The term “spyware” brings forth a host of ominous images in the mind of the average internet or mobile phone users. Spyware is usually associated with a nefarious, mysterious entity hiding somewhere deep in cyberspace. No one knows who these masterminds behind the spyware are. No one knows what their evil intentions are. Shadowy cabals definitely do exist. Not all of the masterminds behind spyware are known to the public. As it turns out, one of the largest communications companies in the world is behind a push for installing spyware.
Word has it that Verizon is installing spyware on Android devices sold to customers. The purpose behind the spyware serves a traditional spyware purpose. The goal is to collect personal data on the customers.

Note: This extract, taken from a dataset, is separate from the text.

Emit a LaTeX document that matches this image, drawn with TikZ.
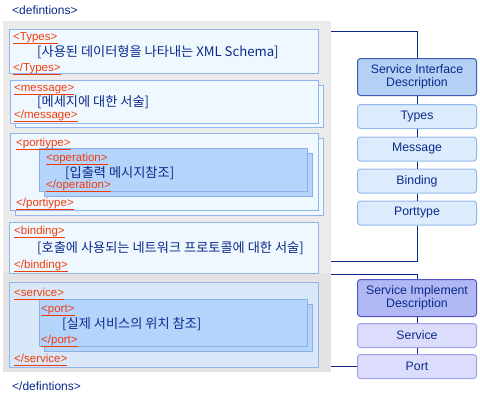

Verizon is working with another company to co-develop a universal search bar dubbed AppFlash. The good news about the arrival of AppFlash is finding apps and web content could become a lot easier on Verizon Android handsets.
The drawback here is the app is going to collect and send info to Verizon. The reasons behind the collection of data are likely intended to assist Verizon’s business endeavors. Verizon surely would benefit from clear details and data about the customers who use the company’s products. Marketing research is expensive to be sure. Data collection cuts down on some of those costs. Verizon can do a lot with what it has procured.
All this is wonderful for Verizon, but customers might not be too thrilled to discover data is being collected. Customers did not choose to give permission in regards to the collection of data. The invasion of privacy component is what angers customers the most.
Invasions of internet privacy could turn customers into ex-customers. Would-be customers may simply choose to go elsewhere. Granted, the ability to escape spyware and data collection is incredibly difficult.
Distrust is sure to ferment when news spreads of the integration of spyware in a Verizon app. Consumers assume the companies they patronize would treat them with fairness and respect. Data collection crosses a line with scores of consumers.
Not everyone customer really cares, though. As long as the app works well, they do not worry about data collection. The assumption is the data reveals nothing beyond mundane information. Skimming the internet to read up on the stock market, movie reviews, and sports results is not exactly top secret. At least that is how some think. Verizon counts on those customers to look the other way.